* AIM: Once the pictures are set aside, transcribe the remaining data exactly.

* GIVEN DATA:
________
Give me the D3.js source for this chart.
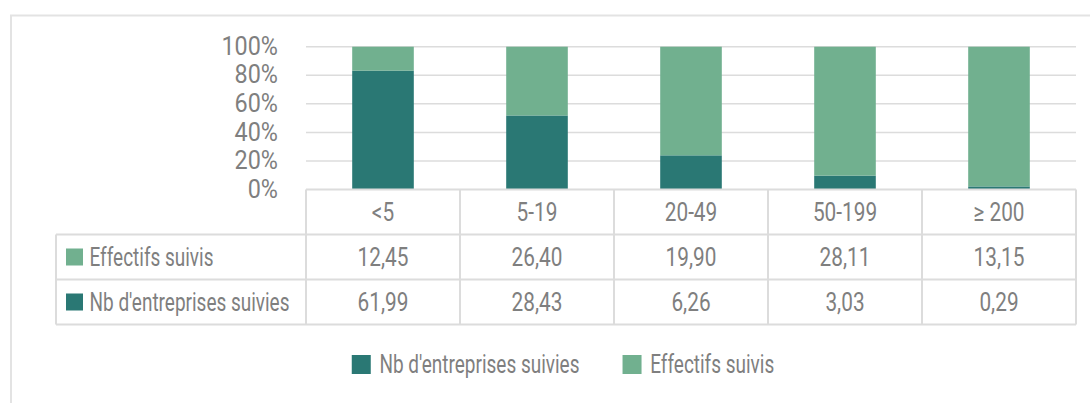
<!DOCTYPE html>
<html><head><meta charset="utf-8">
<script src="https://cdn.jsdelivr.net/npm/d3@7"></script>
<style>html,body{margin:0;padding:0;background:#fff;overflow:hidden}</style>
</head><body>
<script>
const categories = ["<5", "5-19", "20-49", "50-199", "≥ 200"];
const entreprises = [61.99, 28.43, 6.26, 3.03, 0.29];
const effectifs = [12.45, 26.40, 19.90, 28.11, 13.15];
const yTicks = [0, 0.2, 0.4, 0.6, 0.8, 1];
const seriesNames = {entreprises: "Nb d'entreprises suivies", effectifs: "Effectifs suivis"};

const W = 1090, H = 403;
const DARK = "#2A7874", LIGHT = "#71B08F", TXT = "#7F7F7F", GRID = "#DCDCDC";
const FONT = "Roboto, 'Noto Sans', sans-serif", FS = 26;

const svg = d3.select("body").append("svg").attr("width", W).attr("height", H)
  .style("font-family", FONT);
svg.append("rect").attr("width", W).attr("height", H).attr("fill", "#fff");
// outer frame (only top and left edges visible)
svg.append("rect").attr("x", 11).attr("y", 15.5).attr("width", 1200).attr("height", 500)
  .attr("fill", "none").attr("stroke", "#E3E3E3").attr("stroke-width", 2);

const data = categories.map((c, i) => ({cat: c, entreprises: entreprises[i], effectifs: effectifs[i]}));
const stack = d3.stack().keys(["entreprises", "effectifs"]).offset(d3.stackOffsetExpand)(data);

const plotLeft = 306, plotRight = 1076;
const x = d3.scaleBand().domain(categories).range([plotLeft, plotRight]).paddingInner(0.6).paddingOuter(0.3);
const step = x.step();
const y = d3.scaleLinear().domain([0, 1]).range([189.5, 46.7]);
const tableTop = y(0), rowH = 45, tableLeft = 56;

function txt(g, s, tx, ty, sx, anchor) {
  return g.append("text").attr("transform", `translate(${tx},${ty}) scale(${sx},1)`)
    .attr("text-anchor", anchor).attr("dy", "0.355em").attr("fill", TXT)
    .attr("font-size", FS).text(s);
}

// gridlines
svg.append("g").selectAll("line").data(yTicks.filter(t => t > 0)).join("line")
  .attr("x1", plotLeft).attr("x2", plotRight).attr("y1", d => y(d)).attr("y2", d => y(d))
  .attr("stroke", GRID).attr("stroke-width", 1.5);

// y axis labels
const fmtPct = d3.format(".0%");
const ya = svg.append("g");
yTicks.forEach(t => txt(ya, fmtPct(t), 278, y(t) - 1, 0.9, "end"));

// bars
const colors = {entreprises: DARK, effectifs: LIGHT};
svg.append("g").selectAll("g").data(stack).join("g").attr("fill", d => colors[d.key])
  .selectAll("rect").data(d => d).join("rect")
  .attr("x", d => x(d.data.cat)).attr("width", x.bandwidth())
  .attr("y", d => y(d[1])).attr("height", d => y(d[0]) - y(d[1]));

// data table
const tg = svg.append("g");
const rows = [
  {key: "effectifs", vals: effectifs},
  {key: "entreprises", vals: entreprises}
];
const colEdges = categories.map(c => x(c) - (step - x.bandwidth()) / 2);
colEdges.push(plotRight);
const line = (x1, y1, x2, y2) => tg.append("line").attr("x1", x1).attr("y1", y1).attr("x2", x2).attr("y2", y2)
  .attr("stroke", GRID).attr("stroke-width", 2);
line(plotLeft, tableTop, plotRight, tableTop);
rows.forEach((r, i) => line(tableLeft, tableTop + (i + 1) * rowH, plotRight, tableTop + (i + 1) * rowH));
line(tableLeft, tableTop + (rows.length + 1) * rowH, plotRight, tableTop + (rows.length + 1) * rowH);
line(tableLeft, tableTop + rowH, tableLeft, tableTop + (rows.length + 1) * rowH);
colEdges.forEach(cx => line(cx, tableTop, cx, tableTop + (rows.length + 1) * rowH));

const fmtNum = v => d3.format(".2f")(v).replace(".", ",");
categories.forEach(c => txt(tg, c, x(c) + x.bandwidth() / 2, tableTop + rowH / 2 - 0.5, 0.8, "middle"));
rows.forEach((row, ri) => {
  const cy = tableTop + rowH * (ri + 1) + rowH / 2;
  tg.append("rect").attr("x", 66).attr("y", cy - 8.5).attr("width", 17).attr("height", 17).attr("fill", colors[row.key]);
  txt(tg, seriesNames[row.key], 89.5, cy - 0.5, 0.73, "start");
  categories.forEach((c, i) => txt(tg, fmtNum(row.vals[i]), x(c) + x.bandwidth() / 2, cy - 0.5, 0.8, "middle"));
});

// legend
const lg = svg.append("g");
const legendKeys = ["entreprises", "effectifs"];
const sq = 19, gapT = 8.7, gapItem = 43, sxL = 0.73;
const items = legendKeys.map(k => {
  const t = lg.append("text").attr("font-size", FS).attr("fill", TXT).attr("dy", "0.355em").text(seriesNames[k]);
  const w = t.node().getComputedTextLength() * sxL;
  return {k, t, w};
});
const total = d3.sum(items, d => sq + gapT + d.w) + gapItem * (items.length - 1);
let lx = 563 - total / 2;
const ly = 364.5;
items.forEach(it => {
  lg.append("rect").attr("x", lx).attr("y", ly - sq / 2).attr("width", sq).attr("height", sq).attr("fill", colors[it.k]);
  it.t.attr("transform", `translate(${lx + sq + gapT},${ly - 0.5}) scale(${sxL},1)`);
  lx += sq + gapT + it.w + gapItem;
});
</script>
</body></html>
________
* FINAL ANSWER:
Give me the D3.js source for this chart.
<!DOCTYPE html>
<html><head><meta charset="utf-8">
<script src="https://cdn.jsdelivr.net/npm/d3@7"></script>
<style>html,body{margin:0;padding:0;background:#fff;overflow:hidden}</style>
</head><body>
<script>
const categories = ["<5", "5-19", "20-49", "50-199", "≥ 200"];
const entreprises = [61.99, 28.43, 6.26, 3.03, 0.29];
const effectifs = [12.45, 26.40, 19.90, 28.11, 13.15];
const yTicks = [0, 0.2, 0.4, 0.6, 0.8, 1];
const seriesNames = {entreprises: "Nb d'entreprises suivies", effectifs: "Effectifs suivis"};

const W = 1090, H = 403;
const DARK = "#2A7874", LIGHT = "#71B08F", TXT = "#7F7F7F", GRID = "#DCDCDC";
const FONT = "Roboto, 'Noto Sans', sans-serif", FS = 26;

const svg = d3.select("body").append("svg").attr("width", W).attr("height", H)
  .style("font-family", FONT);
svg.append("rect").attr("width", W).attr("height", H).attr("fill", "#fff");
// outer frame (only top and left edges visible)
svg.append("rect").attr("x", 11).attr("y", 15.5).attr("width", 1200).attr("height", 500)
  .attr("fill", "none").attr("stroke", "#E3E3E3").attr("stroke-width", 2);

const data = categories.map((c, i) => ({cat: c, entreprises: entreprises[i], effectifs: effectifs[i]}));
const stack = d3.stack().keys(["entreprises", "effectifs"]).offset(d3.stackOffsetExpand)(data);

const plotLeft = 306, plotRight = 1076;
const x = d3.scaleBand().domain(categories).range([plotLeft, plotRight]).paddingInner(0.6).paddingOuter(0.3);
const step = x.step();
const y = d3.scaleLinear().domain([0, 1]).range([189.5, 46.7]);
const tableTop = y(0), rowH = 45, tableLeft = 56;

function txt(g, s, tx, ty, sx, anchor) {
  return g.append("text").attr("transform", `translate(${tx},${ty}) scale(${sx},1)`)
    .attr("text-anchor", anchor).attr("dy", "0.355em").attr("fill", TXT)
    .attr("font-size", FS).text(s);
}

// gridlines
svg.append("g").selectAll("line").data(yTicks.filter(t => t > 0)).join("line")
  .attr("x1", plotLeft).attr("x2", plotRight).attr("y1", d => y(d)).attr("y2", d => y(d))
  .attr("stroke", GRID).attr("stroke-width", 1.5);

// y axis labels
const fmtPct = d3.format(".0%");
const ya = svg.append("g");
yTicks.forEach(t => txt(ya, fmtPct(t), 278, y(t) - 1, 0.9, "end"));

// bars
const colors = {entreprises: DARK, effectifs: LIGHT};
svg.append("g").selectAll("g").data(stack).join("g").attr("fill", d => colors[d.key])
  .selectAll("rect").data(d => d).join("rect")
  .attr("x", d => x(d.data.cat)).attr("width", x.bandwidth())
  .attr("y", d => y(d[1])).attr("height", d => y(d[0]) - y(d[1]));

// data table
const tg = svg.append("g");
const rows = [
  {key: "effectifs", vals: effectifs},
  {key: "entreprises", vals: entreprises}
];
const colEdges = categories.map(c => x(c) - (step - x.bandwidth()) / 2);
colEdges.push(plotRight);
const line = (x1, y1, x2, y2) => tg.append("line").attr("x1", x1).attr("y1", y1).attr("x2", x2).attr("y2", y2)
  .attr("stroke", GRID).attr("stroke-width", 2);
line(plotLeft, tableTop, plotRight, tableTop);
rows.forEach((r, i) => line(tableLeft, tableTop + (i + 1) * rowH, plotRight, tableTop + (i + 1) * rowH));
line(tableLeft, tableTop + (rows.length + 1) * rowH, plotRight, tableTop + (rows.length + 1) * rowH);
line(tableLeft, tableTop + rowH, tableLeft, tableTop + (rows.length + 1) * rowH);
colEdges.forEach(cx => line(cx, tableTop, cx, tableTop + (rows.length + 1) * rowH));

const fmtNum = v => d3.format(".2f")(v).replace(".", ",");
categories.forEach(c => txt(tg, c, x(c) + x.bandwidth() / 2, tableTop + rowH / 2 - 0.5, 0.8, "middle"));
rows.forEach((row, ri) => {
  const cy = tableTop + rowH * (ri + 1) + rowH / 2;
  tg.append("rect").attr("x", 66).attr("y", cy - 8.5).attr("width", 17).attr("height", 17).attr("fill", colors[row.key]);
  txt(tg, seriesNames[row.key], 89.5, cy - 0.5, 0.73, "start");
  categories.forEach((c, i) => txt(tg, fmtNum(row.vals[i]), x(c) + x.bandwidth() / 2, cy - 0.5, 0.8, "middle"));
});

// legend
const lg = svg.append("g");
const legendKeys = ["entreprises", "effectifs"];
const sq = 19, gapT = 8.7, gapItem = 43, sxL = 0.73;
const items = legendKeys.map(k => {
  const t = lg.append("text").attr("font-size", FS).attr("fill", TXT).attr("dy", "0.355em").text(seriesNames[k]);
  const w = t.node().getComputedTextLength() * sxL;
  return {k, t, w};
});
const total = d3.sum(items, d => sq + gapT + d.w) + gapItem * (items.length - 1);
let lx = 563 - total / 2;
const ly = 364.5;
items.forEach(it => {
  lg.append("rect").attr("x", lx).attr("y", ly - sq / 2).attr("width", sq).attr("height", sq).attr("fill", colors[it.k]);
  it.t.attr("transform", `translate(${lx + sq + gapT},${ly - 0.5}) scale(${sxL},1)`);
  lx += sq + gapT + it.w + gapItem;
});
</script>
</body></html>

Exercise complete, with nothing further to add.